■ WHAT NEEDS TO BE DONE: From the entries below, print exactly the span beginning with the line holding "Write a web" and ending with the line holding "d3.scaleLinear().domain([-0.0072, 0.2172]).range([B, T]);", endpoints included, and skip any pictures.

■ INPUT DATA:

■ ■ ■

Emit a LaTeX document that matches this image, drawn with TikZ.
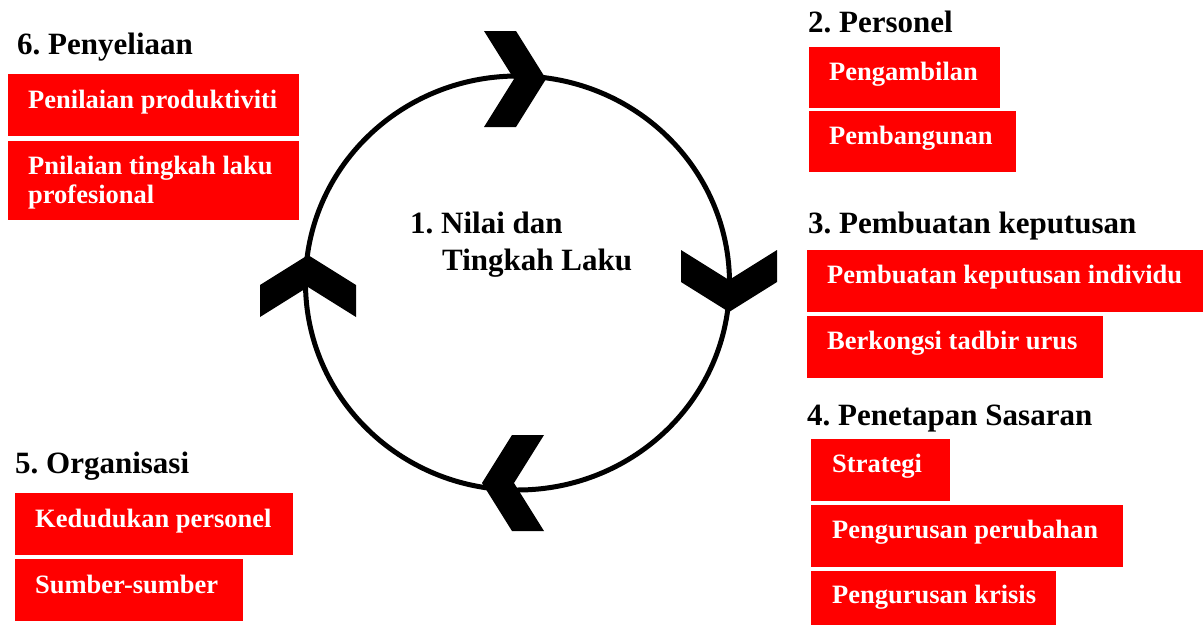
\documentclass[tikz,border=0pt]{standalone}
\usepackage{fontspec}
\setmainfont{Liberation Serif}
\definecolor{boxred}{HTML}{FF0000}
\frenchspacing
\begin{document}
\begin{tikzpicture}[x=1pt,y=-1pt,
  redbox/.style={fill=boxred, draw=none, inner sep=0pt, anchor=north west},
  boxtxt/.style={text=white, inner sep=0pt, anchor=base west, font=\bfseries\fontsize{26.5}{29}\selectfont},
  ttl/.style={text=black, inner sep=0pt, anchor=base west, font=\bfseries\fontsize{31}{36}\selectfont},
  chev/.style={fill=black, draw=none}]
\useasboundingbox (0,0) rectangle (1203,625);
% circle
\draw[line width=5pt] (517.5,283) ellipse [x radius=212, y radius=207];
% chevrons
\foreach \px/\py/\r in {546/79/0, 729/312/-90, 482/483/180, 308/255/90}{
  \begin{scope}[shift={(\px,\py)}, rotate=\r]
    \fill[chev] (0,0) -- (-30,-48) -- (-62,-48) -- (-32,0) -- (-62,48) -- (-30,48) -- cycle;
  \end{scope}
}
% centre text
\node[ttl] (c1) at (410,233) {1. Nilai dan};
\node[ttl] (c2) at (442,270) {Tingkah Laku};
% 6
\node[ttl] (h6) at (17,54) {6. Penyeliaan};
\node[redbox, minimum width=291, minimum height=62] (b61) at (8,74) {};
\node[boxtxt] (t61) at (28,108) {Penilaian produktiviti};
\node[redbox, minimum width=291, minimum height=79] (b62) at (8,141) {};
\node[boxtxt] (t62) at (28,174) {Pnilaian tingkah laku};
\node[boxtxt] (t63) at (28,203) {profesional};
% 2
\node[ttl] (h2) at (808,32) {2. Personel};
\node[redbox, minimum width=191, minimum height=61] (b21) at (809,47) {};
\node[boxtxt] (t21) at (829,80) {Pengambilan};
\node[redbox, minimum width=207, minimum height=61] (b22) at (809,111) {};
\node[boxtxt] (t22) at (829,144) {Pembangunan};
% 3
\node[ttl] (h3) at (808,233) {3. Pembuatan keputusan};
\node[redbox, minimum width=396, minimum height=62] (b31) at (807,250) {};
\node[boxtxt] (t31) at (827,283) {Pembuatan keputusan individu};
\node[redbox, minimum width=296, minimum height=62] (b32) at (807,316) {};
\node[boxtxt] (t32) at (827,349) {Berkongsi tadbir urus};
% 4
\node[ttl] (h4) at (807,425) {4. Penetapan Sasaran};
\node[redbox, minimum width=139, minimum height=62] (b41) at (811,439) {};
\node[boxtxt] (t41) at (832,472) {Strategi};
\node[redbox, minimum width=312, minimum height=62] (b42) at (811,505) {};
\node[boxtxt] (t42) at (832,538) {Pengurusan perubahan};
\node[redbox, minimum width=245, minimum height=54] (b43) at (811,571) {};
\node[boxtxt] (t43) at (832,603) {Pengurusan krisis};
% 5
\node[ttl] (h5) at (15,473) {5. Organisasi};
\node[redbox, minimum width=278, minimum height=62] (b51) at (15,493) {};
\node[boxtxt] (t51) at (35,527) {Kedudukan personel};
\node[redbox, minimum width=228, minimum height=62] (b52) at (15,559) {};
\node[boxtxt] (t52) at (35,593) {Sumber-sumber};
\end{tikzpicture}
\end{document}
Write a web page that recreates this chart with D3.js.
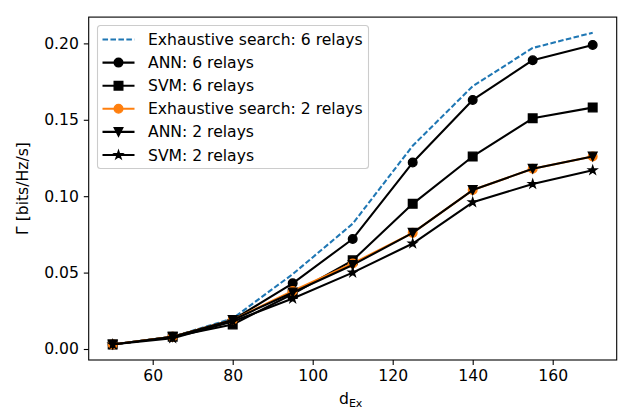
<!DOCTYPE html>
<html>
<head>
<meta charset="utf-8">
<script src="https://cdn.jsdelivr.net/npm/d3@7"></script>
<style>
  body { margin: 0; background: #fff; }
  svg { display: block; font-family: "DejaVu Sans", sans-serif; }
</style>
</head>
<body>
<svg id="chart" width="636" height="415"></svg>
<script>
const dEx = [50, 65, 80, 95, 110, 125, 140, 155, 170];
const exh6 = [0.003, 0.008, 0.020, 0.049, 0.082, 0.133, 0.172, 0.197, 0.207];
const ann6 = [0.003, 0.008, 0.019, 0.043, 0.072, 0.122, 0.163, 0.189, 0.199];
const svm6 = [0.003, 0.008, 0.016, 0.036, 0.058, 0.095, 0.126, 0.151, 0.158];
const exh2 = [0.003, 0.008, 0.019, 0.038, 0.056, 0.076, 0.104, 0.118, 0.126];
const ann2 = [0.003, 0.008, 0.019, 0.037, 0.055, 0.076, 0.104, 0.118, 0.126];
const svm2 = [0.003, 0.007, 0.018, 0.033, 0.050, 0.069, 0.096, 0.108, 0.117];
const xTicks = [60, 80, 100, 120, 140, 160];
const yTicks = [0.00, 0.05, 0.10, 0.15, 0.20];
const seriesNames = ["Exhaustive search: 6 relays", "ANN: 6 relays", "SVM: 6 relays",
  "Exhaustive search: 2 relays", "ANN: 2 relays", "SVM: 2 relays"];

const series = [
  {name: seriesNames[0], values: exh6, color: "#1f77b4", marker: null, dash: "5.55,2.4"},
  {name: seriesNames[1], values: ann6, color: "#000", marker: "circle"},
  {name: seriesNames[2], values: svm6, color: "#000", marker: "square"},
  {name: seriesNames[3], values: exh2, color: "#ff7f0e", marker: "circle"},
  {name: seriesNames[4], values: ann2, color: "#000", marker: "tridown"},
  {name: seriesNames[5], values: svm2, color: "#000", marker: "star"}
];

const FS = "15.6px";
const svg = d3.select("#chart");
const L = 88.7, R = 616.7, T = 17.1, B = 360;
const x = d3.scaleLinear().domain([44, 176]).range([L, R]);
const y = d3.scaleLinear().domain([-0.0072, 0.2172]).range([B, T]);

const ms = 8.6;
function markerPath(type) {
  const h = ms / 2;
  if (type === "circle") {
    const p = d3.path(); p.arc(0, 0, h, 0, 2 * Math.PI); p.closePath(); return p.toString();
  }
  if (type === "square") return `M${-h},${-h}H${h}V${h}H${-h}Z`;
  if (type === "tridown") return `M0,${h}L${-h},${-h}L${h},${-h}Z`;
  if (type === "star") {
    const pts = [];
    const inner = h * 0.381966;
    for (let i = 0; i < 10; i++) {
      const r = i % 2 === 0 ? h : inner;
      const a = -Math.PI / 2 + i * Math.PI / 5;
      pts.push([r * Math.cos(a), r * Math.sin(a)]);
    }
    return "M" + pts.map(p => p[0].toFixed(2) + "," + p[1].toFixed(2)).join("L") + "Z";
  }
  return "";
}

// axes
const xAxis = d3.axisBottom(x).tickValues(xTicks).tickSize(4.9).tickPadding(4.9).tickFormat(d3.format("d"));
const yAxis = d3.axisLeft(y).tickValues(yTicks).tickSize(4.9).tickPadding(4.9).tickFormat(d3.format(".2f"));

const gx = svg.append("g").attr("transform", `translate(0,${B})`).call(xAxis);
const gy = svg.append("g").attr("transform", `translate(${L},0)`).call(yAxis);
[gx, gy].forEach(g => {
  g.select(".domain").remove();
  g.selectAll(".tick line").attr("stroke", "#000").attr("stroke-width", 1.1);
  g.selectAll(".tick text").attr("fill", "#000").attr("font-size", FS).attr("font-family", "DejaVu Sans");
});

const line = d3.line().x((d, i) => x(dEx[i])).y(d => y(d));

const plot = svg.append("g");
series.forEach(s => {
  plot.append("path")
    .attr("d", line(s.values))
    .attr("fill", "none")
    .attr("stroke", s.color)
    .attr("stroke-width", 2.08)
    .attr("stroke-linejoin", "round")
    .attr("stroke-linecap", s.dash ? "butt" : "square")
    .attr("stroke-dasharray", s.dash || null);
  if (s.marker) {
    plot.selectAll(null).data(s.values).enter().append("path")
      .attr("d", markerPath(s.marker))
      .attr("transform", (d, i) => `translate(${x(dEx[i])},${y(d)})`)
      .attr("fill", s.color)
      .attr("stroke", s.color)
      .attr("stroke-width", 1.39);
  }
});

// frame
svg.append("rect").attr("x", L).attr("y", T).attr("width", R - L).attr("height", B - T)
  .attr("fill", "none").attr("stroke", "#000").attr("stroke-width", 1.1);

// axis labels
svg.append("text").attr("x", (L + R) / 2 - 2).attr("y", 404).attr("text-anchor", "middle")
  .attr("font-size", FS).attr("fill", "#000")
  .text("d")
  .append("tspan").attr("font-size", "11px").attr("dy", 3).text("Ex");

svg.append("text").attr("transform", `translate(28,${(T + B) / 2}) rotate(-90)`)
  .attr("text-anchor", "middle").attr("font-size", FS).attr("fill", "#000")
  .text("Γ [bits/Hz/s]");

// legend
const lg = svg.append("g").attr("transform", "translate(97.5,25.5)");
lg.append("rect").attr("width", 271).attr("height", 143).attr("rx", 3)
  .attr("fill", "#fff").attr("fill-opacity", 0.8).attr("stroke", "#ccc").attr("stroke-width", 1.1);
series.forEach((s, i) => {
  const cy = 14 + i * 23.1;
  lg.append("line").attr("x1", 5).attr("x2", 37).attr("y1", cy).attr("y2", cy)
    .attr("stroke", s.color).attr("stroke-width", 2.08)
    .attr("stroke-dasharray", s.dash || null);
  if (s.marker) {
    lg.append("path").attr("d", markerPath(s.marker)).attr("transform", `translate(21,${cy})`)
      .attr("fill", s.color).attr("stroke", s.color).attr("stroke-width", 1.39);
  }
  lg.append("text").attr("x", 50.5).attr("y", cy + 5.5).attr("font-size", FS).attr("fill", "#000")
    .text(s.name);
});
</script>
</body>
</html>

■ ■ ■

■ RESULT BELOW:
Write a web page that recreates this chart with D3.js.
<!DOCTYPE html>
<html>
<head>
<meta charset="utf-8">
<script src="https://cdn.jsdelivr.net/npm/d3@7"></script>
<style>
  body { margin: 0; background: #fff; }
  svg { display: block; font-family: "DejaVu Sans", sans-serif; }
</style>
</head>
<body>
<svg id="chart" width="636" height="415"></svg>
<script>
const dEx = [50, 65, 80, 95, 110, 125, 140, 155, 170];
const exh6 = [0.003, 0.008, 0.020, 0.049, 0.082, 0.133, 0.172, 0.197, 0.207];
const ann6 = [0.003, 0.008, 0.019, 0.043, 0.072, 0.122, 0.163, 0.189, 0.199];
const svm6 = [0.003, 0.008, 0.016, 0.036, 0.058, 0.095, 0.126, 0.151, 0.158];
const exh2 = [0.003, 0.008, 0.019, 0.038, 0.056, 0.076, 0.104, 0.118, 0.126];
const ann2 = [0.003, 0.008, 0.019, 0.037, 0.055, 0.076, 0.104, 0.118, 0.126];
const svm2 = [0.003, 0.007, 0.018, 0.033, 0.050, 0.069, 0.096, 0.108, 0.117];
const xTicks = [60, 80, 100, 120, 140, 160];
const yTicks = [0.00, 0.05, 0.10, 0.15, 0.20];
const seriesNames = ["Exhaustive search: 6 relays", "ANN: 6 relays", "SVM: 6 relays",
  "Exhaustive search: 2 relays", "ANN: 2 relays", "SVM: 2 relays"];

const series = [
  {name: seriesNames[0], values: exh6, color: "#1f77b4", marker: null, dash: "5.55,2.4"},
  {name: seriesNames[1], values: ann6, color: "#000", marker: "circle"},
  {name: seriesNames[2], values: svm6, color: "#000", marker: "square"},
  {name: seriesNames[3], values: exh2, color: "#ff7f0e", marker: "circle"},
  {name: seriesNames[4], values: ann2, color: "#000", marker: "tridown"},
  {name: seriesNames[5], values: svm2, color: "#000", marker: "star"}
];

const FS = "15.6px";
const svg = d3.select("#chart");
const L = 88.7, R = 616.7, T = 17.1, B = 360;
const x = d3.scaleLinear().domain([44, 176]).range([L, R]);
const y = d3.scaleLinear().domain([-0.0072, 0.2172]).range([B, T]);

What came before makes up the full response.